## start

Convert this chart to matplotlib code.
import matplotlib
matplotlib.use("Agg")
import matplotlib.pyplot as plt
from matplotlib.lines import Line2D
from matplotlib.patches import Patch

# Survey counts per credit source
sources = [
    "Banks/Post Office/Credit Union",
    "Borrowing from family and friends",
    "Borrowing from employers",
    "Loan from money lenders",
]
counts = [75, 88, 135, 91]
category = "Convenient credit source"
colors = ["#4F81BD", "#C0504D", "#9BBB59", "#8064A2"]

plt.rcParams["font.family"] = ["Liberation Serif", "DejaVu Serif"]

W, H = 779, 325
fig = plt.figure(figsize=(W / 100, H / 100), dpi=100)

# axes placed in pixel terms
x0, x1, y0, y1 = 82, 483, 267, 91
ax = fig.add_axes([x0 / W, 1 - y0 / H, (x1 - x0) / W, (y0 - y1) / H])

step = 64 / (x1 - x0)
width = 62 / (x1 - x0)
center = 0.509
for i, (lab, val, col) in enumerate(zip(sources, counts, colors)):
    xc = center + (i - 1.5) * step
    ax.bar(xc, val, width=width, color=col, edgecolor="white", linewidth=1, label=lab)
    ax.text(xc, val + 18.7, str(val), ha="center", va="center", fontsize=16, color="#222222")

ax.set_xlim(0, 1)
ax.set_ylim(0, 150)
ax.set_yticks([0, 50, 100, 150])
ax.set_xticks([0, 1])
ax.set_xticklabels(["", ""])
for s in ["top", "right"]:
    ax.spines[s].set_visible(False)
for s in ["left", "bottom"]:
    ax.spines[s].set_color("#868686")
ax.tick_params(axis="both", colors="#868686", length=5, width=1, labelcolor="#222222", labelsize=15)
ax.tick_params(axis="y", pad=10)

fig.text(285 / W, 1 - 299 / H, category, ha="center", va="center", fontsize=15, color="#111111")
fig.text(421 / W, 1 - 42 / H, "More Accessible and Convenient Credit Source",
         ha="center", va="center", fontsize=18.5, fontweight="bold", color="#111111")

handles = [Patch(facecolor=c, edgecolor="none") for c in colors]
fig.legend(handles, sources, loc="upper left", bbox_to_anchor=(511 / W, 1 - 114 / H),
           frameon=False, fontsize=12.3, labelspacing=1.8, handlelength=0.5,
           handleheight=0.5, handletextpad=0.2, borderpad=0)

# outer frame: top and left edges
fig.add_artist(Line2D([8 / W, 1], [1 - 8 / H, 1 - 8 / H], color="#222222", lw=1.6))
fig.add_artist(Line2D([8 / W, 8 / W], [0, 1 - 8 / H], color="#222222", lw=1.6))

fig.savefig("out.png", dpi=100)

## end

▶ Problem to work on
Lines from the start of the material above through the line containing "from matplotlib.patches import Patch" are to be duplicated exactly, and only those.

▶ Solution
Convert this chart to matplotlib code.
import matplotlib
matplotlib.use("Agg")
import matplotlib.pyplot as plt
from matplotlib.lines import Line2D
from matplotlib.patches import Patch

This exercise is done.